Zero Sum Wars
Kagan Kaplan makes the argument that, as a matter of practicality, the only way for Robert Gates to move 7,000 more troops into Afghanistan is to take 7,000 troops out of Iraq.
Let’s look at the numbers.
After the last of the five “surge” brigades goes home this summer, the U.S. Army will have 13 brigade combat teams in Iraq (the Marines have two more) and two in Afghanistan. One BCT serves as a “global response force,” ready to respond to a small-scale emergency elsewhere in the world. One is in Korea. One is dedicated to homeland defense and security. One, at a base in Fort Riley, Kan., is training soldiers to become advisers to Iraqi and Afghan security forces. That adds up to 19 BCTs. All the other Army brigades are either between deployments or in their 12-month downtime periods, having fulfilled their 12-to-15-month deployment tours.
This last option is the only one that’s at all practical. There is no way to put more boots in Afghanistan without taking boots out of Iraq. As one senior Army officer put it to me, having it both ways is, “in a word, impossible,” and anyone who thinks otherwise, he added, is “dreaming.” Gates, by the way, is not among the daydreamers. His press secretary, Geoff Morrell, said in an e-mail today that Gates well knows that, fundamentally, “the only way he can add significant forces to Afghanistan, while keeping the President’s commitment to reduce tour-lengths, is to continue the drawdown of troops in Iraq.”
Interesting, yet disturbing stuff.

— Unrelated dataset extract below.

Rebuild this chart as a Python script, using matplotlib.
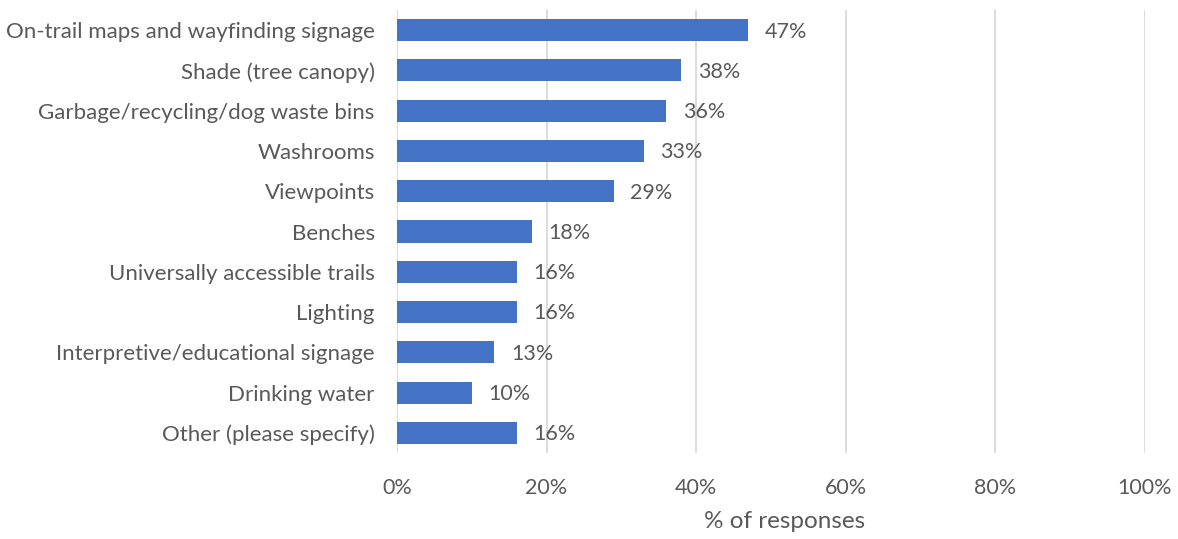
import matplotlib
matplotlib.use("Agg")
import matplotlib.pyplot as plt
from matplotlib.ticker import FuncFormatter

categories = [
    "On-trail maps and wayfinding signage",
    "Shade (tree canopy)",
    "Garbage/recycling/dog waste bins",
    "Washrooms",
    "Viewpoints",
    "Benches",
    "Universally accessible trails",
    "Lighting",
    "Interpretive/educational signage",
    "Drinking water",
    "Other (please specify)",
]
values = [47, 38, 36, 33, 29, 18, 16, 16, 13, 10, 16]
x_ticks = [0, 20, 40, 60, 80, 100]
x_label = "% of responses"

BAR_COLOR = "#4472C4"
TEXT_COLOR = "#595959"
GRID_COLOR = "#D9D9D9"

plt.rcParams["font.family"] = ["Lato", "DejaVu Sans"]

W, H = 1178, 539
fig = plt.figure(figsize=(W / 100, H / 100), dpi=100)
ax = fig.add_axes([397 / W, (H - 453) / H, (1144.5 - 397) / W, (453 - 10) / H])

y = list(range(len(categories)))
ax.barh(y, values, height=0.55, color=BAR_COLOR, zorder=3)
ax.set_ylim(len(categories) - 0.5, -0.5)
ax.set_xlim(0, 100)

for yi, v in zip(y, values):
    ax.annotate(f"{v}%", xy=(v, yi), xytext=(12, -1), textcoords="offset points",
                va="center", ha="left", fontsize=15.5, color=TEXT_COLOR)

ax.set_yticks(y)
ax.set_yticklabels(categories, fontsize=16, color=TEXT_COLOR)
ax.set_xticks(x_ticks)
ax.xaxis.set_major_formatter(FuncFormatter(lambda v, p: f"{v:.0f}%"))
ax.tick_params(axis="x", labelsize=15.5, labelcolor=TEXT_COLOR, length=0, pad=18)
ax.tick_params(axis="y", length=0, pad=16)

ax.grid(axis="x", color=GRID_COLOR, linewidth=1.3, zorder=0)
for s in ax.spines.values():
    s.set_visible(False)

fig.text(785 / W, 1 - 522 / H, x_label, ha="center", va="center",
         fontsize=17.5, color=TEXT_COLOR)

fig.savefig("out.png", dpi=100, facecolor="white")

I freely admit that I don’t have enough knowledge of military logistics to properly evaluate Kagan’s argument, but if he’s right, that certainly doesn’t bode well for our ability to project force throughout the globe. Indeed, Kagan himself comments on this:
These calculations do point up to a larger set of problems. The United States has the world’s most powerful military. This military consumes more money (adjusting for inflation) than it did at the height of the Cold War. Not counting the costs of the two wars, it spends as much on the military as the rest of the world’s countries combined. And yet, despite all this money and global reach, the U.S. Army finds itself unable to sustain more than 150,000 or so troops in Iraq and Afghanistan.